▶ **Exercise brief**: Only the number is wanted: how many lines of the data contain "code"?

Figure scripts
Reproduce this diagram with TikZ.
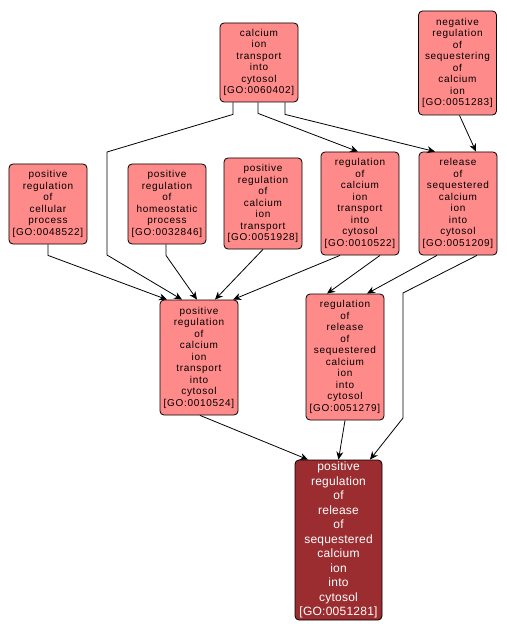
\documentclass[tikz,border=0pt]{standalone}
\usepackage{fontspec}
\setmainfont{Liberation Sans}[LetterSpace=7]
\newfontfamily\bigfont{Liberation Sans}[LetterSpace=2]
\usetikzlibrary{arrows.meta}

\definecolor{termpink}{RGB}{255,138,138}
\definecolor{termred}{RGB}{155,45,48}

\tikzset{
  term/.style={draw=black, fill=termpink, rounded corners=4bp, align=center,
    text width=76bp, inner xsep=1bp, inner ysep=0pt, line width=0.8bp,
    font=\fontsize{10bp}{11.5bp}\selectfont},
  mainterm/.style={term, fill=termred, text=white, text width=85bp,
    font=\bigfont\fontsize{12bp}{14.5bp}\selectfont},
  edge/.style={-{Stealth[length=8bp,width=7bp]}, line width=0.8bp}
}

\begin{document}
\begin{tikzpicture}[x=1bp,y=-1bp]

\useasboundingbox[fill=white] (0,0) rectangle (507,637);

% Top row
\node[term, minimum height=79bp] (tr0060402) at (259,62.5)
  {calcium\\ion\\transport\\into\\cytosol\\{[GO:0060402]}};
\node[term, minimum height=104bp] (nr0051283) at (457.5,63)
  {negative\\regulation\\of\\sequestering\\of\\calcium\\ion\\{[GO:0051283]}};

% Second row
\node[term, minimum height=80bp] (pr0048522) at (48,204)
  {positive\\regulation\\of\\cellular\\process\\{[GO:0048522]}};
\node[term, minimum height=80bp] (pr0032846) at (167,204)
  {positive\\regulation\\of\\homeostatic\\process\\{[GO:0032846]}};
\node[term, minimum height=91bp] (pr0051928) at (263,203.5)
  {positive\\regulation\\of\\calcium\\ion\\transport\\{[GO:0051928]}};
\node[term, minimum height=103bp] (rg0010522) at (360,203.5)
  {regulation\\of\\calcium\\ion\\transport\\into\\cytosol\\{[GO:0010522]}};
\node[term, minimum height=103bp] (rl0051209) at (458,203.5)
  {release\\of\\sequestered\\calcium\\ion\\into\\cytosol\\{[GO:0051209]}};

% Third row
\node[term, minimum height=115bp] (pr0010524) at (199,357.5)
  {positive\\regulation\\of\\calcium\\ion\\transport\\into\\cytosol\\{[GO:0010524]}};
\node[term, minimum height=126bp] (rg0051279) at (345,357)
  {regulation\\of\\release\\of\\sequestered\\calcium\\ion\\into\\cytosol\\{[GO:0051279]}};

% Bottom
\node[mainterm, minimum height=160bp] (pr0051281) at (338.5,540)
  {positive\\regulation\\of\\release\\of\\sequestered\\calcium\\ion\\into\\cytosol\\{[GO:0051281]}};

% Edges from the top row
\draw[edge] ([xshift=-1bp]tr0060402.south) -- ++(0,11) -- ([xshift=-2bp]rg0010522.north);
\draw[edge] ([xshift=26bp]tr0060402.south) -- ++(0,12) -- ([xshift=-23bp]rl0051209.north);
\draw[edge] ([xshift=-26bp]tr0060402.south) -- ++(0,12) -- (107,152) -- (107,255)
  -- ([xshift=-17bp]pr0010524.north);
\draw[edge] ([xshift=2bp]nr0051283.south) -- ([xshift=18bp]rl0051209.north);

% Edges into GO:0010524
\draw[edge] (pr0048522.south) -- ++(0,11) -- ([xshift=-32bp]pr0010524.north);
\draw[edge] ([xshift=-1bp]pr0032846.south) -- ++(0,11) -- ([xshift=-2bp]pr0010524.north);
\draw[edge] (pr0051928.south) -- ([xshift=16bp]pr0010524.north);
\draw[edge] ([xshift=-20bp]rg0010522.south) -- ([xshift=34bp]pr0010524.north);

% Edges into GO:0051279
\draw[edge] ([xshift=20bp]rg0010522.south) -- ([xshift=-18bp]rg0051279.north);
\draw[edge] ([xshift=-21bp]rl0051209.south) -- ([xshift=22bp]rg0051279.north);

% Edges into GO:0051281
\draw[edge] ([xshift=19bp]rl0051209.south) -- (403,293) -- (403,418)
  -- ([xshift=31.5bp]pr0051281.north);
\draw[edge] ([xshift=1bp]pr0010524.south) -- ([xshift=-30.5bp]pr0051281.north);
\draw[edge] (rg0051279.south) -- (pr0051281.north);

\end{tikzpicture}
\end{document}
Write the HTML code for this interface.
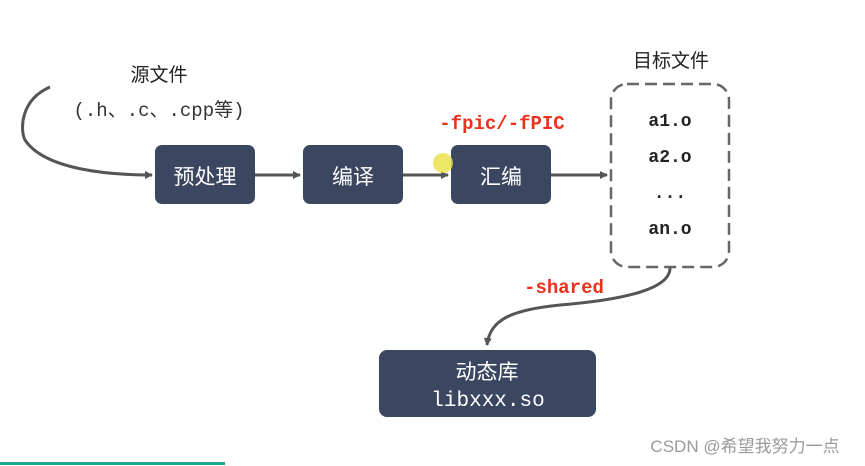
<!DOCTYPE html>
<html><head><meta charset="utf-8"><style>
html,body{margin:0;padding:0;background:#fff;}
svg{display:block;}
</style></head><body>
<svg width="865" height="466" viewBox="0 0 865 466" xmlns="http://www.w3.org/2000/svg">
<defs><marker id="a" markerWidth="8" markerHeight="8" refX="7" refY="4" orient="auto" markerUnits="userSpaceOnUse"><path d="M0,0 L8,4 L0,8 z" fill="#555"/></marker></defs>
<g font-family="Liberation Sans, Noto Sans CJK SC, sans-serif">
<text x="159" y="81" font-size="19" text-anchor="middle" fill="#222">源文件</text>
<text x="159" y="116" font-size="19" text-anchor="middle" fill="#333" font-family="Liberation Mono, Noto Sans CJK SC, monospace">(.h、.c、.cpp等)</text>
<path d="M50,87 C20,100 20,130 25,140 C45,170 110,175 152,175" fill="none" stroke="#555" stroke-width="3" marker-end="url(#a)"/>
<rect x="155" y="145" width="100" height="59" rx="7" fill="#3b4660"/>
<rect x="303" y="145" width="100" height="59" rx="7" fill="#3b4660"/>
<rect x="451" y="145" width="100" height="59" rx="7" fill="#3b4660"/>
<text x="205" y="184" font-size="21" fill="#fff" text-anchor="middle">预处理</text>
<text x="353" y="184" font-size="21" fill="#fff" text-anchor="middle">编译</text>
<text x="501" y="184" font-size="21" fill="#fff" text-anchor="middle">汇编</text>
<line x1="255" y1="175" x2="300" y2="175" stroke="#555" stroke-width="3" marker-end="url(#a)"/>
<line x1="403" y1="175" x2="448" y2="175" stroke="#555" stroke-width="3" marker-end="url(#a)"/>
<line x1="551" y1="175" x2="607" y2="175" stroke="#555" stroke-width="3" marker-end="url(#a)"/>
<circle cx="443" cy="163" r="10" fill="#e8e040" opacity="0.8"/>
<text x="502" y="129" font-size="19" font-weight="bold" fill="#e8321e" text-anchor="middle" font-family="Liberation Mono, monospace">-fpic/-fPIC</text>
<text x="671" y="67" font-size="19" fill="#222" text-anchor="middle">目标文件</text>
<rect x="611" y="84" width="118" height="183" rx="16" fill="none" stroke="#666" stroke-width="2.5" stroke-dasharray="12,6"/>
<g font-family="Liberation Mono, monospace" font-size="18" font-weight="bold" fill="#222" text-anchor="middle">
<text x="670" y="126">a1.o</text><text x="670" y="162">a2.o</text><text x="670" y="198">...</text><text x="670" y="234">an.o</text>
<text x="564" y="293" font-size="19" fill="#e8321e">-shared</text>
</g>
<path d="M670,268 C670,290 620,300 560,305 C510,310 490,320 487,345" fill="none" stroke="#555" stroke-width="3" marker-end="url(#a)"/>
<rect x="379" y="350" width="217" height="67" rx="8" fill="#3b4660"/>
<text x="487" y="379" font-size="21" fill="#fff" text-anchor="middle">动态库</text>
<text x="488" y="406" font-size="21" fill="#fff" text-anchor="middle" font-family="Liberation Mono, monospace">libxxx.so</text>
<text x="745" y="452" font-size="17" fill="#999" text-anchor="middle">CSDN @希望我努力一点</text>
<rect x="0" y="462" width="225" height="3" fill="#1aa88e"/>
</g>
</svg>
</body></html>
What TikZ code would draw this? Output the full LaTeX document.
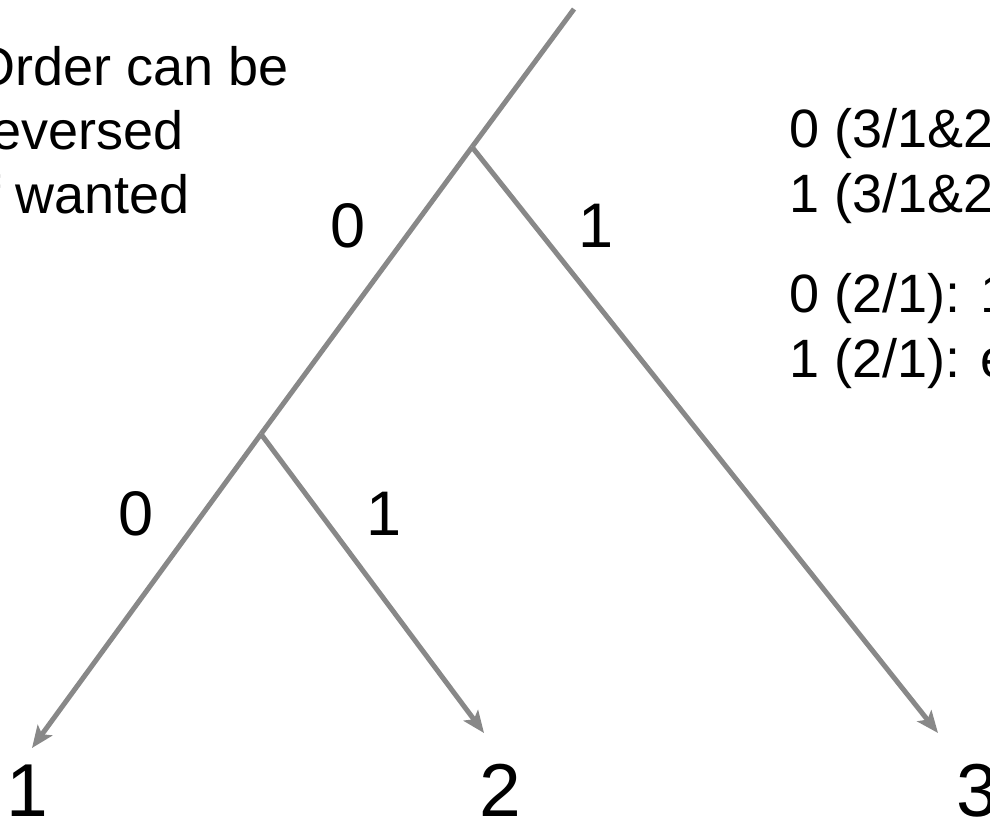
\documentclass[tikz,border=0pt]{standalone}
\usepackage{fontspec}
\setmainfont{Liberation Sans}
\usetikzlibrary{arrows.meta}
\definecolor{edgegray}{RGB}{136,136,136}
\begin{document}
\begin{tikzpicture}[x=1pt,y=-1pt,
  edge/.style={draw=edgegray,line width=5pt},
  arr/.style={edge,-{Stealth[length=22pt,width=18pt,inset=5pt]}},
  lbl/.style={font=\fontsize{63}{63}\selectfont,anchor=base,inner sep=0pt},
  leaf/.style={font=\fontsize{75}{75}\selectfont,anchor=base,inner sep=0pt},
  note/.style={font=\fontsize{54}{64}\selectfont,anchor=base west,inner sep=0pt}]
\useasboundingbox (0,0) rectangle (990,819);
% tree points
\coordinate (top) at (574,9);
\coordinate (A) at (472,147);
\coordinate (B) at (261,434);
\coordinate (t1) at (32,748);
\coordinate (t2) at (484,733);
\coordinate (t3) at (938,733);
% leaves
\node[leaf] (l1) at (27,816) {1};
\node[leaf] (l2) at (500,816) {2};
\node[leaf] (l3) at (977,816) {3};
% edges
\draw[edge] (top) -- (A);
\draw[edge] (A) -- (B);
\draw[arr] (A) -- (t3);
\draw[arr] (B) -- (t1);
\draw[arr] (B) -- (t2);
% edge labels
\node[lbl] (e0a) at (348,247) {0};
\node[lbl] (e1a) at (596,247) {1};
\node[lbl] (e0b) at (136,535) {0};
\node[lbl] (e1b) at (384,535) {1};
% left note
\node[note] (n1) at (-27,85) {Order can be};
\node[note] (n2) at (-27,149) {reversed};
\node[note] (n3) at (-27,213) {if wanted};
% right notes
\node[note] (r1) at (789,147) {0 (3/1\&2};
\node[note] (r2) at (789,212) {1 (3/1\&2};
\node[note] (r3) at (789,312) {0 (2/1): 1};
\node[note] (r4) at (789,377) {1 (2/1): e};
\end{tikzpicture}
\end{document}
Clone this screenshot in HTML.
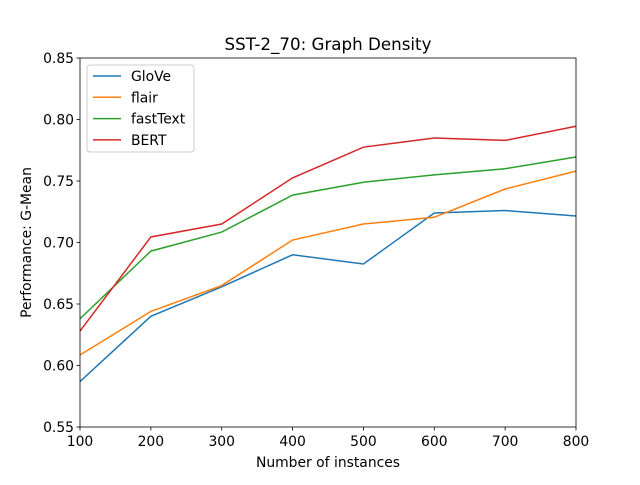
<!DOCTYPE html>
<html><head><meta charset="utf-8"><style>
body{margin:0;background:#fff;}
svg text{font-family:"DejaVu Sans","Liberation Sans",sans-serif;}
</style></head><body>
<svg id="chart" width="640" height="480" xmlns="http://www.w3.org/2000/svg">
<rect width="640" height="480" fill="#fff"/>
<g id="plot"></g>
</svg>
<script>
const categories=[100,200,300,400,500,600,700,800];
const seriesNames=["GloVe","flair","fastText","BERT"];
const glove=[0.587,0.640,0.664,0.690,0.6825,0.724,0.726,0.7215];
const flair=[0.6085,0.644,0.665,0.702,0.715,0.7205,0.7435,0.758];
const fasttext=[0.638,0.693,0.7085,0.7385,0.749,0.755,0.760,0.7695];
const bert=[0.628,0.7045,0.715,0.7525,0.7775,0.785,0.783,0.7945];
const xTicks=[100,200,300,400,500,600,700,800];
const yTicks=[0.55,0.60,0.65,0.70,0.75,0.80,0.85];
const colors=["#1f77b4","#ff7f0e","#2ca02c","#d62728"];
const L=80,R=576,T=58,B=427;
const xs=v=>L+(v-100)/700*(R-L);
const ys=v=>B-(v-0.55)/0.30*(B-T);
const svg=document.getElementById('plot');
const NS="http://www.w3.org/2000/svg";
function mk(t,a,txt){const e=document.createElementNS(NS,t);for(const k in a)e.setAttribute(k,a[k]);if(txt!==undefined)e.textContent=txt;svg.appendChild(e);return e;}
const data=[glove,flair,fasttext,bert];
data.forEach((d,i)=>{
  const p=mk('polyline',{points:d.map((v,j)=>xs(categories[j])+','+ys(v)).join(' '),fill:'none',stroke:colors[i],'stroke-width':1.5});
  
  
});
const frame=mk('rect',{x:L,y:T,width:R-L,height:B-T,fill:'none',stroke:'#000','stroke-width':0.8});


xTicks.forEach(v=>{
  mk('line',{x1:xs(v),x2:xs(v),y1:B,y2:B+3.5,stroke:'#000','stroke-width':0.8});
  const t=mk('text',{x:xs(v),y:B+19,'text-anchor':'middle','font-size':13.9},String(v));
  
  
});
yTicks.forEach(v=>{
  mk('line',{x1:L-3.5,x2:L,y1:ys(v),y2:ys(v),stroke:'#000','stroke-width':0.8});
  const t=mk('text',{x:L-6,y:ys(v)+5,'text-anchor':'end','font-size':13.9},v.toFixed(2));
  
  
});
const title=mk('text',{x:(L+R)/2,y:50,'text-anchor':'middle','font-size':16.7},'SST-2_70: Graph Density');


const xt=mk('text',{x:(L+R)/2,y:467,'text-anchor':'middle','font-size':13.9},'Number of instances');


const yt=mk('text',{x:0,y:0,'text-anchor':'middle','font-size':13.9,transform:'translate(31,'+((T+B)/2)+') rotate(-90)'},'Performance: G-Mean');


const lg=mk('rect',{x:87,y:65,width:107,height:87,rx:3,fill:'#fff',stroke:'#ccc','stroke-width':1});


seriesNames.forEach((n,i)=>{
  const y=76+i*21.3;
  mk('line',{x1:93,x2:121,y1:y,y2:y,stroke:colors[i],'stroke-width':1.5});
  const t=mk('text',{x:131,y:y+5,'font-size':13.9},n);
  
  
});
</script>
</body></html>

▶ **Answer to the exercise**: 2